◆ What is needed
Copy each line that has the string "this" somewhere in it.

Figure scripts:
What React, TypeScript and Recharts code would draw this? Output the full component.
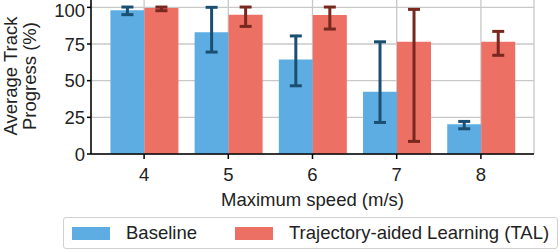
import { BarChart, Bar, XAxis, YAxis, CartesianGrid, ErrorBar } from 'recharts';

const speeds = ['4', '5', '6', '7', '8'];
const baseline = [98, 83, 64.5, 42.5, 20.2];
const baselineErrLow = [3, 13.5, 18, 21, 3];
const baselineErrHigh = [2.2, 17, 16, 34, 2];
const tal = [99.5, 95, 94.8, 76.6, 76.6];
const talErrLow = [1.8, 8, 9.6, 68, 9.3];
const talErrHigh = [0.7, 5.2, 5.4, 22, 7];
const yTicks = [0, 25, 50, 75, 100];

const BLUE = '#5DADE2';
const RED = '#EC7063';
const BLUE_DARK = '#1B4F72';
const RED_DARK = '#78281F';
const FONT = '"Liberation Sans", Arial, sans-serif';
const FS = 18.5;

const data = speeds.map((s, i) => ({
    speed: s,
    baseline: baseline[i],
    baselineErr: [baselineErrLow[i], baselineErrHigh[i]],
    tal: tal[i],
    talErr: [talErrLow[i], talErrHigh[i]],
}));

const legendItems = [
    { name: 'Baseline', color: BLUE },
    { name: 'Trajectory-aided Learning (TAL)', color: RED },
];

// etichetta asse y su due righe
function YLabel({ viewBox }: any) {
    const cy = viewBox.y + viewBox.height / 2 - 1;
    return (
        <g fontFamily={FONT} fontSize={FS} fill="#222">
            <text x={17} y={cy} textAnchor="middle" transform={`rotate(-90, 17, ${cy})`}>
                Average Track
            </text>
            <text x={35.5} y={cy} textAnchor="middle" transform={`rotate(-90, 35.5, ${cy})`}>
                Progress (%)
            </text>
        </g>
    );
}

function XLabel({ viewBox }: any) {
    const cx = viewBox.x + viewBox.width / 2;
    return (
        <text x={cx} y={206} textAnchor="middle" fontFamily={FONT} fontSize={FS} fill="#222">
            Maximum speed (m/s)
        </text>
    );
}

export default function App() {
    return (
        <div style={{ position: 'relative', width: 560, height: 252, fontFamily: FONT }}>
            <style>{'body{margin:0}'}</style>
            <BarChart
                width={560}
                height={252}
                data={data}
                margin={{ top: 0, right: 26, bottom: 42, left: 0 }}
                barCategoryGap="10%"
                barGap={0}
            >
                <XAxis
                    dataKey="speed"
                    height={56}
                    padding={{ left: 11, right: 11 }}
                    tickSize={5}
                    tickMargin={9}
                    tick={{ fill: '#222', fontSize: FS, fontFamily: FONT }}
                    axisLine={{ stroke: '#000', strokeWidth: 1.5 }}
                    tickLine={{ stroke: '#000', strokeWidth: 1.5 }}
                    label={<XLabel />}
                />
                <XAxis
                    xAxisId="top"
                    dataKey="speed"
                    orientation="top"
                    height={0}
                    padding={{ left: 11, right: 11 }}
                    tick={false}
                    tickLine={false}
                    axisLine={{ stroke: '#000', strokeWidth: 1.5 }}
                />
                <YAxis
                    width={91}
                    domain={[0, 105]}
                    ticks={yTicks}
                    tickSize={4}
                    tickMargin={2}
                    tick={{ fill: '#222', fontSize: FS, fontFamily: FONT }}
                    axisLine={{ stroke: '#000', strokeWidth: 1.5 }}
                    tickLine={{ stroke: '#000', strokeWidth: 1.5 }}
                    label={<YLabel />}
                />
                <YAxis
                    yAxisId="right"
                    orientation="right"
                    width={0}
                    domain={[0, 105]}
                    tick={false}
                    tickLine={false}
                    axisLine={{ stroke: '#000', strokeWidth: 1.5 }}
                />
                <Bar dataKey="baseline" name="Baseline" fill={BLUE} isAnimationActive={false}>
                    <ErrorBar dataKey="baselineErr" width={6} strokeWidth={3} stroke={BLUE_DARK} />
                </Bar>
                <Bar dataKey="tal" name="Trajectory-aided Learning (TAL)" fill={RED} isAnimationActive={false}>
                    <ErrorBar dataKey="talErr" width={6} strokeWidth={3} stroke={RED_DARK} />
                </Bar>
                <CartesianGrid stroke="#c8c8c8" strokeWidth={1.3} horizontalValues={yTicks} />
            </BarChart>
            <div
                style={{
                    position: 'absolute',
                    left: 63,
                    top: 217,
                    width: 495,
                    height: 32,
                    border: '1px solid #d0d0d0',
                    borderRadius: 3,
                    display: 'flex',
                    alignItems: 'center',
                    fontSize: FS,
                    color: '#222',
                    boxSizing: 'border-box',
                }}
            >
                {legendItems.map((it, i) => (
                    <div key={it.name} style={{ display: 'flex', alignItems: 'center', marginLeft: i === 0 ? 8 : 38 }}>
                        <span style={{ display: 'inline-block', width: 38, height: 13, background: it.color }} />
                        <span style={{ marginLeft: 16 }}>{it.name}</span>
                    </div>
                ))}
            </div>
        </div>
    );
}
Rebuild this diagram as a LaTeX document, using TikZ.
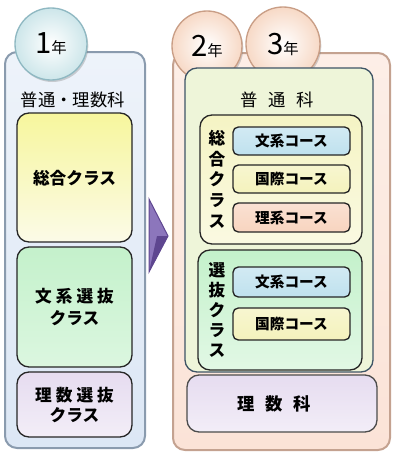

◆ Result of the task
What React, TypeScript and Recharts code would draw this? Output the full component.
Rebuild this diagram as a LaTeX document, using TikZ.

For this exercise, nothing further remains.